Your instructions: With all pictures omitted, return verbatim the lines from the beginning of the records below through the line containing "ax.set_facecolor('none')".

(Records from a data collection)

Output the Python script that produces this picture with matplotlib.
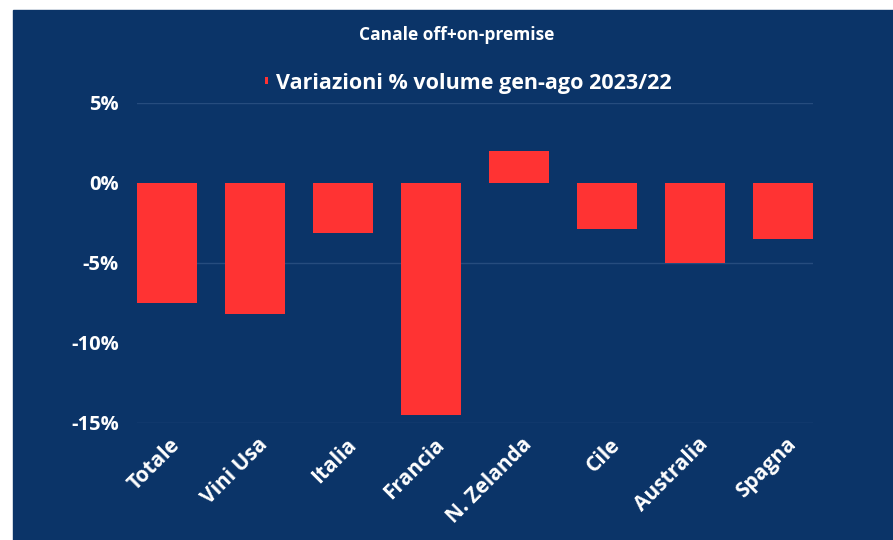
import matplotlib.pyplot as plt
import matplotlib.patches as mpatches
import matplotlib.transforms as mtransforms

plt.rcParams['font.family'] = ['Open Sans', 'DejaVu Sans']

# data
paesi = ['Totale', 'Vini Usa', 'Italia', 'Francia', 'N. Zelanda', 'Cile', 'Australia', 'Spagna']
variazioni = [-7.5, -8.2, -3.1, -14.5, 2.0, -2.9, -5.0, -3.5]
yticks = [5, 0, -5, -10, -15]

bg = '#0b3468'
rosso = '#ff3333'

fig = plt.figure(figsize=(8.93, 5.40), dpi=100, facecolor='white')
# dark panel (white strip on top and left edge)
fig.add_artist(mpatches.Rectangle((13 / 893, 0), 1, 530 / 540,
                                  transform=fig.transFigure, color=bg, zorder=-10))

ax = fig.add_axes([137 / 893, 1 - 423 / 540, 676 / 893, 320 / 540])
ax.set_facecolor('none')

x = range(len(paesi))
ax.bar(x, variazioni, width=0.68, color=rosso, zorder=3,
       label='Variazioni % volume gen-ago 2023/22')

ax.set_xlim(-0.34, len(paesi) - 1 + 0.34)
ax.set_ylim(-15, 5)
for g in [5, -5, -15]:
    ax.axhline(g, color='#264c7e', linewidth=1, zorder=1)

ax.set_yticks(yticks)
ax.set_yticklabels([f'{v}%' for v in yticks])
ax.set_xticks(list(x))
ax.set_xticklabels(paesi, rotation=45, ha='right', rotation_mode='anchor')
ax.tick_params(axis='y', length=0, pad=13, labelsize=14.5, labelcolor='white')
ax.tick_params(axis='x', length=0, pad=8, labelsize=15, labelcolor='white')
shift = mtransforms.ScaledTranslation(2 / 72, 0, fig.dpi_scale_trans)
for lab in ax.get_xticklabels():
    lab.set_transform(lab.get_transform() + shift)
for lab in ax.get_xticklabels() + ax.get_yticklabels():
    lab.set_fontweight('bold')
for s in ax.spines.values():
    s.set_visible(False)

leg = ax.legend(loc='center', bbox_to_anchor=(0.49, 1.0625), frameon=False,
                handlelength=0.15, handleheight=0.15, handletextpad=0.35,
                prop={'weight': 'bold', 'size': 15.5})
for t in leg.get_texts():
    t.set_color('white')

fig.text(457 / 893, 1 - 35 / 540, 'Canale off+on-premise', color='white',
         fontsize=12.5, fontweight='bold', ha='center', va='center')

fig.savefig('out.png', dpi=100, facecolor='white')
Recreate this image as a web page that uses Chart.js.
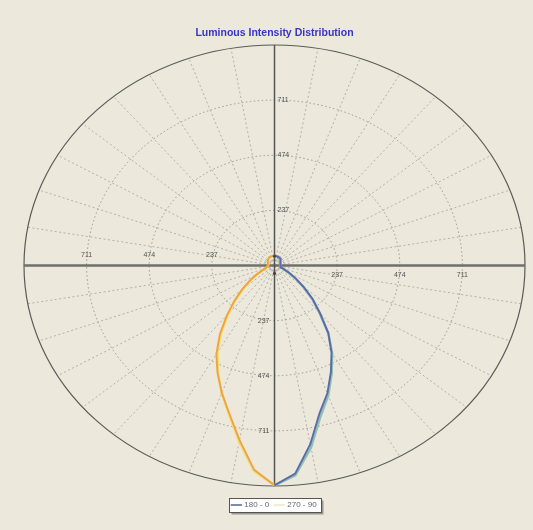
<!DOCTYPE html>
<html><head><meta charset="utf-8">
<style>html,body{margin:0;padding:0;background:#ece9dc;}#wrap{width:533px;height:530px;}</style>
<script src="https://cdn.jsdelivr.net/npm/chart.js@4.4.1/dist/chart.umd.min.js"></script>
</head><body><div id="wrap"><canvas id="c" width="533" height="530"></canvas></div>
<script>
// Gamma angles (degrees from nadir)
const gammaAngles = [0,5,10,15,20,25,30,35,40,45,50,55,60,65,70,75,80,85,90,95,100,105,110,115,120,125,130,135,140,145,150,155,160,165,170,175,180];
// Luminous intensity (cd) per C-plane
const c0   = [945,898,780,658,585,505,432,355,268,205,145,100,65,42,30,26,24,23,22,22,22,23,24,25,27,29,31,33,35,37,38,39,40,41,41,42,42];
const c180 = [945,882,762,660,583,510,440,360,280,215,160,115,80,55,40,32,28,26,25,25,25,26,27,28,29,31,33,35,36,38,39,40,41,41,42,42,42];
const c90  = [945,905,795,672,595,512,436,355,265,200,140,96,62,40,29,25,23,22,22,22,22,23,24,25,26,28,30,32,34,36,37,38,39,40,40,41,41];
const c270 = [945,888,770,665,585,505,430,350,272,208,152,110,76,52,38,30,27,25,24,24,24,25,26,27,28,30,32,34,35,37,38,39,40,40,41,41,41];
const seriesNames = ['180 - 0', '270 - 90'];
const ringValues = [237, 474, 711, 948];
const tickLabels = ['237', '474', '711'];
const scaleMax = 948;
const spokeStep = 10;

const FONT = "'Liberation Sans', Arial, sans-serif";

function planePoints(left, right) {
  const pts = [];
  for (let i = gammaAngles.length - 1; i >= 0; i--) {
    const g = gammaAngles[i] * Math.PI / 180;
    pts.push({x: -left[i] * Math.sin(g), y: -left[i] * Math.cos(g)});
  }
  for (let i = 1; i < gammaAngles.length; i++) {
    const g = gammaAngles[i] * Math.PI / 180;
    pts.push({x: right[i] * Math.sin(g), y: -right[i] * Math.cos(g)});
  }
  return pts;
}
const nLeft = gammaAngles.length;
function segColor(leftCol, rightCol) {
  return ctx => (ctx.p0DataIndex < nLeft - 1 ? leftCol : rightCol);
}

const gridPlugin = {
  id: 'polarGrid',
  beforeDraw(chart) {
    const ctx = chart.ctx;
    ctx.save();
    ctx.fillStyle = '#ece9dc';
    ctx.fillRect(0, 0, chart.width, chart.height);
    const hb = chart.legend && chart.legend.legendHitBoxes;
    if (hb && hb.length) {
      let l = Infinity, r = -Infinity, t = Infinity, b = -Infinity;
      hb.forEach(h => { l = Math.min(l, h.left); r = Math.max(r, h.left + h.width); t = Math.min(t, h.top); b = Math.max(b, h.top + h.height); });
      const x0 = Math.round(l - 3) + 0.5, x1 = Math.round(r + 4) + 0.5, y0 = Math.round(t - 3) + 0.5, y1 = Math.round(b + 3) + 0.5;
      ctx.fillStyle = '#9a988f';
      ctx.fillRect(x0 + 2, y0 + 2, x1 - x0, y1 - y0);
      ctx.fillStyle = '#ffffff';
      ctx.fillRect(x0, y0, x1 - x0, y1 - y0);
      ctx.strokeStyle = '#555';
      ctx.lineWidth = 1;
      ctx.strokeRect(x0, y0, x1 - x0, y1 - y0);
    }
    ctx.restore();
  },
  beforeDatasetsDraw(chart) {
    const ctx = chart.ctx, xs = chart.scales.x, ys = chart.scales.y;
    const cx = xs.getPixelForValue(0), cy = ys.getPixelForValue(0);
    ctx.save();
    ctx.strokeStyle = '#b3b0a4';
    ctx.lineWidth = 1;
    ctx.setLineDash([2, 2.5]);
    for (let a = spokeStep; a < 360; a += spokeStep) {
      if (a % 90 === 0) continue;
      const t = a * Math.PI / 180;
      ctx.beginPath();
      ctx.moveTo(cx, cy);
      ctx.lineTo(xs.getPixelForValue(scaleMax * Math.sin(t)), ys.getPixelForValue(scaleMax * Math.cos(t)));
      ctx.stroke();
    }
    ctx.strokeStyle = '#9a978d';
    ctx.setLineDash([1.5, 2.5]);
    ringValues.forEach((v, i) => {
      const rx = xs.getPixelForValue(v) - cx, ry = cy - ys.getPixelForValue(v);
      if (i === ringValues.length - 1) { ctx.setLineDash([]); ctx.strokeStyle = '#5a5a58'; ctx.lineWidth = 1.2; }
      ctx.beginPath();
      ctx.ellipse(cx, cy, rx, ry, 0, 0, Math.PI * 2);
      ctx.stroke();
    });
    ctx.setLineDash([]);
    ctx.strokeStyle = '#6f6f6c';
    ctx.lineWidth = 2.5;
    ctx.beginPath();
    ctx.moveTo(xs.getPixelForValue(-scaleMax), cy);
    ctx.lineTo(xs.getPixelForValue(scaleMax), cy);
    ctx.stroke();
    ctx.strokeStyle = '#555553';
    ctx.lineWidth = 1.5;
    ctx.beginPath();
    ctx.moveTo(cx, ys.getPixelForValue(scaleMax));
    ctx.lineTo(cx, ys.getPixelForValue(-scaleMax));
    ctx.stroke();
    ctx.restore();
  },
  afterDatasetsDraw(chart) {
    const ctx = chart.ctx, xs = chart.scales.x, ys = chart.scales.y;
    const cx = xs.getPixelForValue(0), cy = ys.getPixelForValue(0);
    ctx.save();
    ctx.font = '7px ' + FONT;
    ctx.fillStyle = '#505050';
    ctx.textBaseline = 'middle';
    tickLabels.forEach((lab, i) => {
      const v = ringValues[i];
      ctx.textAlign = 'center';
      ctx.fillText(lab, xs.getPixelForValue(-v), cy - 10);
      ctx.fillText(lab, xs.getPixelForValue(v), cy + 10);
      ctx.textAlign = 'left';
      ctx.fillText(lab, cx + 3, ys.getPixelForValue(v));
      ctx.textAlign = 'right';
      ctx.fillText(lab, cx - 5, ys.getPixelForValue(-v));
    });
    ctx.fillStyle = '#444';
    [[cx, ys.getPixelForValue(40)], [cx, ys.getPixelForValue(-34)]].forEach(p => {
      ctx.beginPath(); ctx.arc(p[0], p[1], 1.6, 0, Math.PI * 2); ctx.fill();
    });
    ctx.restore();
  }
};

new Chart(document.getElementById('c'), {
  type: 'scatter',
  data: {
    datasets: [
      {
        label: seriesNames[0],
        data: planePoints(c180, c0),
        showLine: true,
        borderColor: '#7a84aa',
        borderWidth: 1.9,
        pointRadius: 0,
        tension: 0,
        segment: { borderColor: segColor('#f0a243', '#5d6aa9') }
      },
      {
        label: seriesNames[1],
        data: planePoints(c270, c90),
        showLine: true,
        borderColor: '#f3eed2',
        borderWidth: 2.5,
        pointRadius: 0,
        tension: 0,
        segment: { borderColor: segColor('#f1e07a', '#8cc0b6') }
      }
    ]
  },
  options: {
    responsive: false,
    animation: false,
    devicePixelRatio: 1,
    layout: { padding: { left: 24, right: 8, top: 0, bottom: 11 } },
    scales: {
      x: { type: 'linear', min: -scaleMax, max: scaleMax, display: false },
      y: { type: 'linear', min: -scaleMax, max: scaleMax, display: false }
    },
    plugins: {
      title: {
        display: true,
        text: 'Luminous Intensity Distribution',
        color: '#3535c4',
        font: { family: FONT, size: 10.5, weight: 'bold', lineHeight: 1.2 },
        padding: { top: 26.7, bottom: 5.7 }
      },
      legend: {
        display: true,
        position: 'bottom',
        title: { display: true, text: '', font: { size: 5, lineHeight: 1.2 }, padding: { top: 3, bottom: 0 } },
        labels: {
          usePointStyle: true,
          pointStyle: 'line',
          color: '#666',
          font: { family: FONT, size: 8 },
          padding: 6
        }
      },
      tooltip: { enabled: false }
    }
  },
  plugins: [gridPlugin]
});
</script>
</body></html>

Complete answer:
Output the Python script that produces this picture with matplotlib.
import matplotlib.pyplot as plt
import matplotlib.patches as mpatches
import matplotlib.transforms as mtransforms

plt.rcParams['font.family'] = ['Open Sans', 'DejaVu Sans']

# data
paesi = ['Totale', 'Vini Usa', 'Italia', 'Francia', 'N. Zelanda', 'Cile', 'Australia', 'Spagna']
variazioni = [-7.5, -8.2, -3.1, -14.5, 2.0, -2.9, -5.0, -3.5]
yticks = [5, 0, -5, -10, -15]

bg = '#0b3468'
rosso = '#ff3333'

fig = plt.figure(figsize=(8.93, 5.40), dpi=100, facecolor='white')
# dark panel (white strip on top and left edge)
fig.add_artist(mpatches.Rectangle((13 / 893, 0), 1, 530 / 540,
                                  transform=fig.transFigure, color=bg, zorder=-10))

ax = fig.add_axes([137 / 893, 1 - 423 / 540, 676 / 893, 320 / 540])
ax.set_facecolor('none')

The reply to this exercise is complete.